The following resolutions present the final phase in a conflict, of more than thirty years duration, between the United States and the State of Pennsylvania over their respective jurisdictions. This conflict grew out of the appeal of Gideon Olmstead from the judgment of the Pennsylvania Court of Admiralty, in regard to the distribution of the prize money in the case of the sloop "Active," in 1778, to the Committee of Appeals of Congress.[1] This Committee reversed the decision, but their jurisdiction was denied by the Legislature and the other State authorities, and the enforcement of the decree was successfully withstood by the State until 1808. In that year the dispute was revived by the application of the Attorney General to the Supreme Court, in behalf of Olmstead, for a writ of mandamus commanding Judge Peters of the District Court to enforce the judgment previously given (1779).

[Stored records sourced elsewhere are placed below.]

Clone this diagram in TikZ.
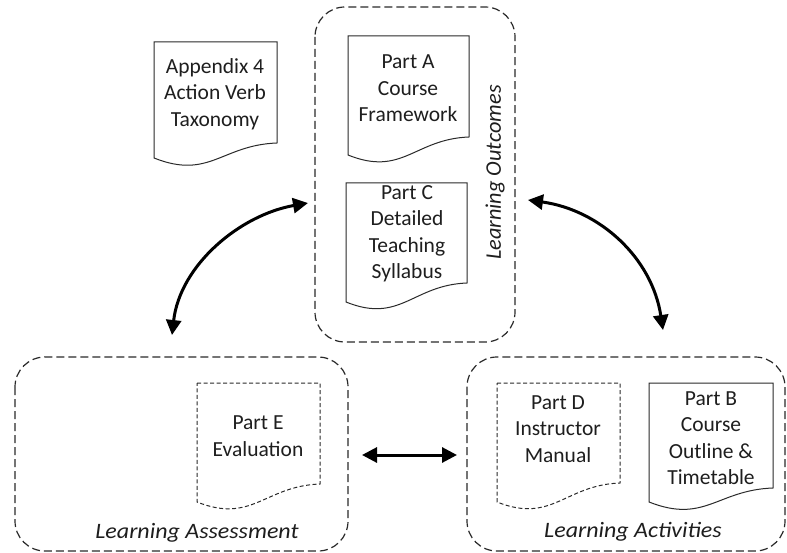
\documentclass[tikz,border=0pt]{standalone}
\usepackage{fontspec}
\setmainfont{Carlito}
\newfontfamily\lafont{Carlito}[FakeStretch=1.09]
\newfontfamily\lofont{Carlito}
\usetikzlibrary{arrows.meta}
\definecolor{ink}{HTML}{1E1E1E}
\definecolor{lin}{HTML}{2A2A2A}
\newcommand\mydoc[6][]{%
  \pgfmathsetmacro\dw{#3-#2}%
  \draw[docline,#1] (#2,#4) -- (#3,#4) -- (#3,#6)
    .. controls ({#2+0.55*\dw},{#6+2}) and ({#2+0.45*\dw},{#5+22}) .. (#2,#5) -- cycle;}
\begin{document}
\begin{tikzpicture}[x=1pt,y=-1pt,
  txt/.style={font=\fontsize{21.5}{26.5}\selectfont, align=center, text=ink, inner sep=0pt},
  ltxt/.style={font=\lafont\fontsize{22}{26.5}\selectfont\itshape, text=ink, inner sep=0pt},
  rtxt/.style={font=\lofont\fontsize{22.3}{26.5}\selectfont\itshape, text=ink, inner sep=0pt},
  docline/.style={draw=lin, line width=1pt},
  docdash/.style={dash pattern=on 4pt off 2.5pt},
  container/.style={draw=lin, line width=1.2pt, dash pattern=on 8pt off 4pt, rounded corners=30pt},
  bigarrow/.style={line width=3pt, draw=black, {Triangle[length=15pt,width=15pt]}-{Triangle[length=15pt,width=15pt]}}]
\useasboundingbox (0,0) rectangle (787,553);
\fill[white] (0,0) rectangle (787,553);

% containers
\draw[container] (315,7) rectangle (515,342);
\draw[container] (15,357) rectangle (348,551);
\draw[container] (467,357) rectangle (785,551);

% document shapes
\mydoc{154}{277}{42}{158}{143}
\mydoc{348}{469}{36}{155}{137}
\mydoc{346}{467}{183}{302}{283}
\mydoc[docdash]{197}{320}{383}{502}{484}
\mydoc[docdash]{497}{620}{383}{502}{483}
\mydoc{649}{773}{383}{502}{488}

% texts
\node[txt] (appx) at (215,94) {Appendix 4\\Action Verb\\Taxonomy};
\node[txt] (partA) at (408,88.5) {Part A\\Course\\Framework};
\node[txt] (partC) at (407,234) {Part C\\Detailed\\Teaching\\Syllabus};
\node[txt] (partE) at (258,436) {Part E\\Evaluation};
\node[txt] (partD) at (558,429) {Part D\\Instructor\\Manual};
\node[txt] (partB) at (711,438) {Part B\\Course\\Outline \&\\Timetable};
\node[rtxt, rotate=90] (lo) at (495,172.5) {Learning Outcomes};
\node[ltxt] (la) at (197,533) {Learning Assessment};
\node[ltxt] (lac) at (633,532) {Learning Activities};

% connector end points
\coordinate (outL) at (308,203);
\coordinate (assT) at (172,335);
\coordinate (outR) at (528,200);
\coordinate (actT) at (663,330);
\coordinate (assR) at (362,455);
\coordinate (actL) at (457,455);

\draw[bigarrow] (assT) .. controls (180,265) and (240,215) .. (outL);
\draw[bigarrow] (outR) .. controls (600,210) and (652,258) .. (actT);
\draw[bigarrow] (assR) -- (actL);
\end{tikzpicture}
\end{document}
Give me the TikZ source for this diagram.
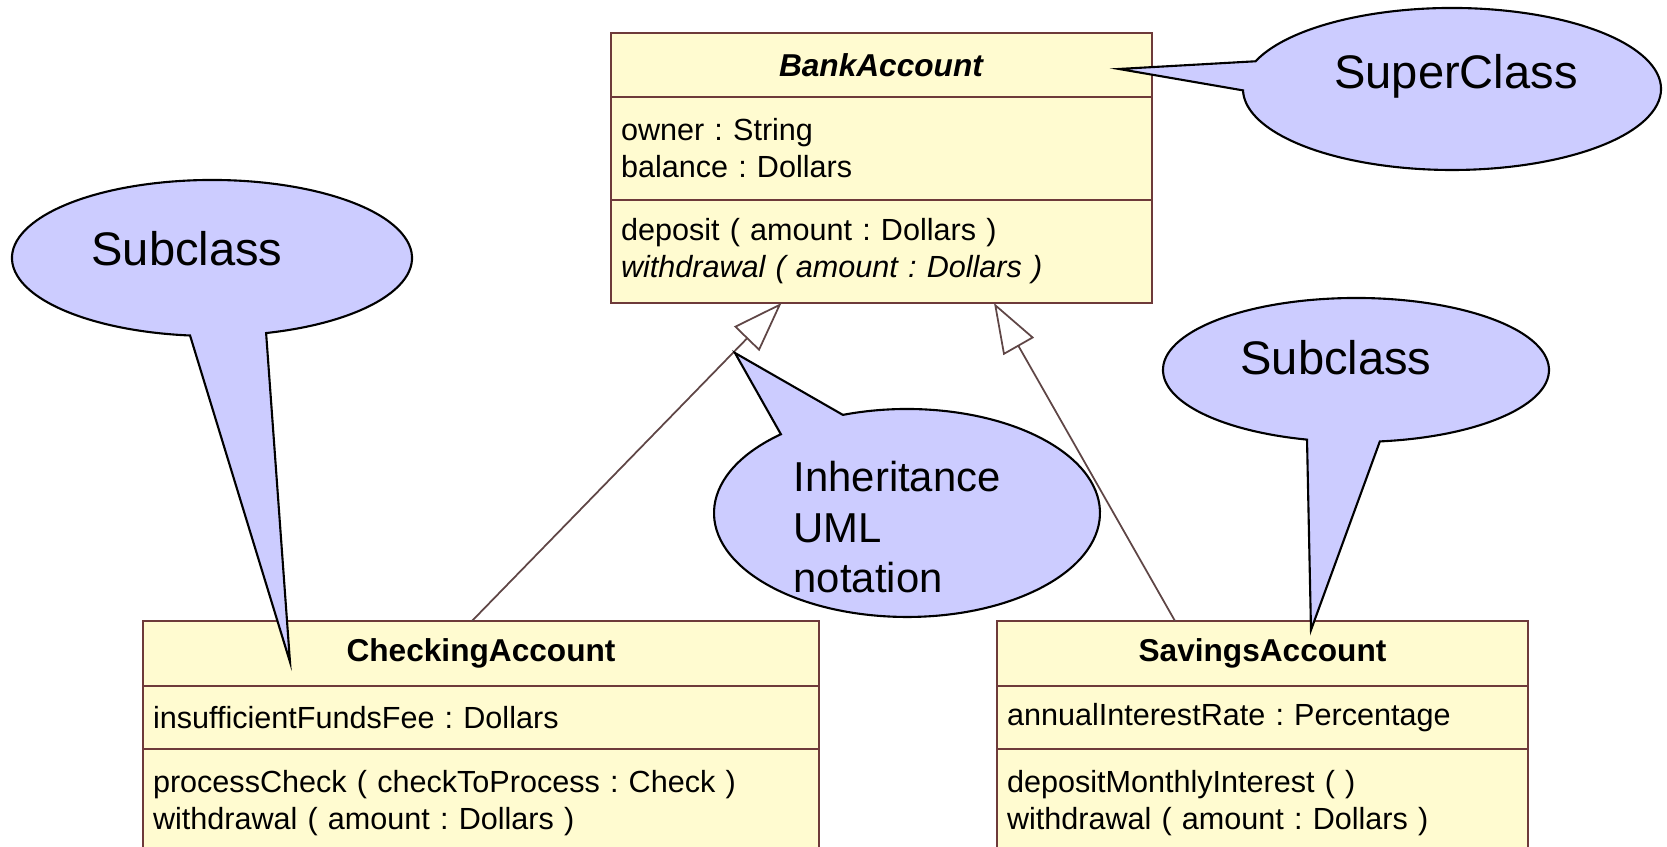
\documentclass[tikz,border=0pt]{standalone}
\usepackage{fontspec}
\setmainfont{Liberation Sans}
\usetikzlibrary{positioning,arrows.meta}
\frenchspacing

\definecolor{umlfill}{RGB}{255,251,208}
\definecolor{umlline}{RGB}{110,58,58}
\definecolor{genline}{RGB}{95,70,70}
\definecolor{talkfill}{RGB}{204,204,255}

\begin{document}
\begin{tikzpicture}[
    head/.style={draw=umlline, fill=umlfill, line width=0.7pt, outer sep=0pt,
        inner xsep=0.1cm, inner ysep=0pt, align=center,
        font=\fontsize{9}{11}\selectfont\bfseries},
    part/.style={draw=umlline, fill=umlfill, line width=0.7pt, outer sep=0pt,
        inner xsep=0.1cm, inner ysep=0pt, align=left,
        font=\fontsize{8.7}{10.5}\selectfont},
    talk/.style={draw=black, fill=talkfill, line width=0.6pt},
    isa/.style={draw=genline, line width=0.5pt,
        -{Triangle[open,length=0.5cm,width=0.35cm]}},
    ]
    \useasboundingbox (0,0) rectangle (16.67,8.47);
    \clip (0,0) rectangle (16.67,8.47);

    % super class
    \node[head, text width=5.21cm, minimum height=0.64cm] (bank)
        at (8.815,7.82) {\textit{BankAccount}};
    \node[part, text width=5.21cm, minimum height=1.03cm, below=0pt of bank] (bankattr)
        {owner : String\\balance : Dollars};
    \node[part, text width=5.21cm, minimum height=1.03cm, below=0pt of bankattr] (bankops)
        {deposit ( amount : Dollars )\\\textit{withdrawal ( amount : Dollars )}};

    % sub classes
    \node[head, text width=6.56cm, minimum height=0.65cm] (check)
        at (4.81,1.935) {CheckingAccount};
    \node[part, text width=6.56cm, minimum height=0.63cm, below=0pt of check] (checkattr)
        {insufficientFundsFee : Dollars};
    \node[part, text width=6.56cm, minimum height=1.08cm, below=0pt of checkattr] (checkops)
        {processCheck ( checkToProcess : Check )\\withdrawal ( amount : Dollars )};

    \node[head, text width=5.11cm, minimum height=0.65cm] (save)
        at (12.625,1.935) {SavingsAccount};
    \node[part, text width=5.11cm, minimum height=0.63cm, below=0pt of save] (saveattr)
        {annualInterestRate : Percentage};
    \node[part, text width=5.11cm, minimum height=1.08cm, below=0pt of saveattr] (saveops)
        {depositMonthlyInterest ( )\\withdrawal ( amount : Dollars )};

    % generalisation
    \draw[isa] ([xshift=-0.09cm]check.north) -- ([xshift=-1.0cm]bankops.south);
    \draw[isa] ([xshift=-0.875cm]save.north) -- ([xshift=1.125cm]bankops.south);

    % call-outs
    \coordinate (sc) at (14.52,7.58);
    \coordinate (sctip) at (11.19,7.78);
    \filldraw[talk] (sctip) -- ([shift={(160:2.09 and 0.81)}]sc)
        arc[start angle=160, end angle=-179, x radius=2.09, y radius=0.81] -- cycle;
    \node[font=\fontsize{13.4}{16}\selectfont, anchor=base] (sctxt)
        at (14.56,7.58) {SuperClass};

    \coordinate (lc) at (2.12,5.89);
    \coordinate (lctip) at (2.90,1.85);
    \filldraw[talk] (lctip) -- ([shift={(285.7:2.0 and 0.78)}]lc)
        arc[start angle=285.7, end angle=623.7, x radius=2.0, y radius=0.78] -- cycle;
    \node[font=\fontsize{13.4}{16}\selectfont, anchor=base] (lctxt)
        at (1.87,5.81) {Subclass};

    \coordinate (rc) at (13.56,4.77);
    \coordinate (rctip) at (13.11,2.17);
    \filldraw[talk] (rctip) -- ([shift={(277.1:1.93 and 0.72)}]rc)
        arc[start angle=277.1, end angle=615.3, x radius=1.93, y radius=0.72] -- cycle;
    \node[font=\fontsize{13.4}{16}\selectfont, anchor=base] (rctxt)
        at (13.36,4.72) {Subclass};

    \coordinate (ic) at (9.07,3.34);
    \coordinate (ictip) at (7.35,4.94);
    \filldraw[talk] (ictip) -- ([shift={(130.8:1.93 and 1.04)}]ic)
        arc[start angle=130.8, end angle=469.4, x radius=1.93, y radius=1.04] -- cycle;
    \node[font=\fontsize{11.9}{14.3}\selectfont, align=left, inner sep=0pt,
        anchor=north west] (ictxt)
        at (7.93,3.86) {Inheritance\\UML\\notation};
\end{tikzpicture}
\end{document}
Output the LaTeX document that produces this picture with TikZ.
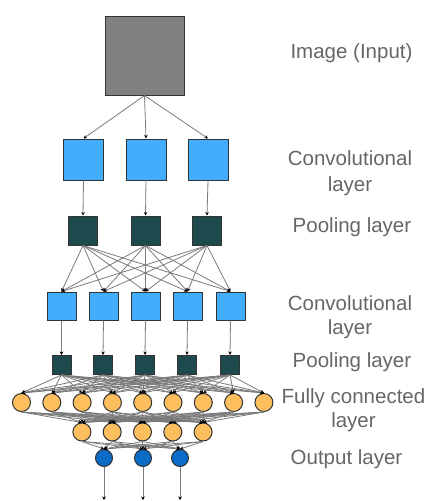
\documentclass[tikz,border=0pt]{standalone}
\usepackage{fontspec}
\setmainfont{Liberation Sans}
\usetikzlibrary{arrows.meta}

\definecolor{imggray}{HTML}{808080}
\definecolor{convblue}{HTML}{42ADFC}
\definecolor{pooldark}{HTML}{1E4A4D}
\definecolor{fcorange}{HTML}{FDBF5E}
\definecolor{outblue}{HTML}{0B6CC8}
\definecolor{edgegray}{HTML}{7A7A7A}
\definecolor{textgray}{HTML}{666666}

\tikzset{
  box/.style={draw=black!80, line width=1pt, inner sep=0pt},
  inbox/.style={box, fill=imggray, minimum width=79pt, minimum height=79pt},
  convbig/.style={box, fill=convblue, minimum width=40pt, minimum height=41pt},
  poolbig/.style={box, fill=pooldark, minimum size=29pt},
  convsmall/.style={box, fill=convblue, minimum width=29pt, minimum height=28pt},
  poolsmall/.style={box, fill=pooldark, minimum size=19pt},
  fcnode/.style={box, circle, fill=fcorange, minimum size=18pt},
  outnode/.style={box, circle, fill=outblue, minimum size=17pt},
  link/.style={draw=edgegray, line width=0.8pt,
    -{Stealth[length=3.5pt,width=3.5pt,color=black]}},
  lbl/.style={text=textgray, inner sep=0pt, align=center,
    font=\fontsize{20.5}{26}\selectfont}
}

\begin{document}
\begin{tikzpicture}[x=1pt,y=-1pt]
  \useasboundingbox (0,0) rectangle (428,501);

  % layers
  \node[inbox] (img) at (144.5,55.5) {};
  \foreach \x [count=\i] in {83.5,146,208}
    \node[convbig] (ca\i) at (\x,159.5) {};
  \foreach \x [count=\i] in {83,145.5,207}
    \node[poolbig] (pa\i) at (\x,230.5) {};
  \foreach \x [count=\i] in {61.5,103.5,145.5,187.5,230.5}
    \node[convsmall] (cb\i) at (\x,306) {};
  \foreach \x [count=\i] in {61.5,103,145,187,230}
    \node[poolsmall] (pb\i) at (\x,365) {};
  \foreach \i in {1,...,9}
    \node[fcnode] (fa\i) at ({21.5+30.3*(\i-1)},402.5) {};
  \foreach \i in {1,...,5}
    \node[fcnode] (fb\i) at ({81.9+30.3*(\i-1)},432) {};
  \foreach \x [count=\i] in {104,143,180} {
    \node[outnode] (out\i) at (\x,458) {};
    \coordinate (end\i) at (\x,500);
  }

  % connections
  \foreach \i in {1,2,3} {
    \draw[link] (img.south) -- (ca\i.north);
    \draw[link] (ca\i.south) -- (pa\i.north);
    \foreach \j in {1,...,5}
      \draw[link] (pa\i.south) -- (cb\j.north);
  }
  \foreach \i in {1,...,5} {
    \draw[link] (cb\i.south) -- (pb\i.north);
    \foreach \j in {1,...,9} {
      \draw[link] (pb\i.south) -- (fa\j.north);
      \draw[link] (fa\j.south) -- (fb\i.north);
    }
    \foreach \j in {1,2,3}
      \draw[link] (fb\i.south) -- (out\j.north);
  }
  \foreach \i in {1,2,3}
    \draw[link] (out\i.south) -- (end\i);

  % labels
  \node[lbl] (limg) at (351.5,53.6) {Image (Input)};
  \node[lbl] (lca) at (350,173.6) {Convolutional\\layer};
  \node[lbl] (lpa) at (352,227.6) {Pooling layer};
  \node[lbl] (lcb) at (350,316.7) {Convolutional\\[-2pt]layer};
  \node[lbl] (lpb) at (352,362.6) {Pooling layer};
  \node[lbl] (lfc) at (353.5,409.7) {Fully connected\\[-2pt]layer};
  \node[lbl] (lout) at (346.5,459.6) {Output layer};
\end{tikzpicture}
\end{document}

The application was granted by Chief Justice Marshall, February 23, 1809, in one of his most characteristic and important opinions, in which he solemnly declared, "If the legislatures of the several States may, at will, annul the judgments of the Courts of the United States, and destroy the rights acquired under those judgments, the constitution itself becomes a solemn mockery; and the nation is deprived of the means of enforcing its laws by the instrumentality of its own tribunals." (U. S. v. Peters, 5 Cranch, 136.) Judge Peters issued the writ, but the attempt of the United States Marshal to serve it was resisted by a brigade of the State militia, under the command of General Bright, which had been called out by Governor Snyder, February 27, 1809. The Marshal thereupon summoned a posse-comitatus of two thousand men, but in order to avoid bloodshed, fixed the day for the service of the warrant to three weeks ahead. In the mean time

  1. For action of New Hampshire in a similar case, cf. ante, pp. 11–15.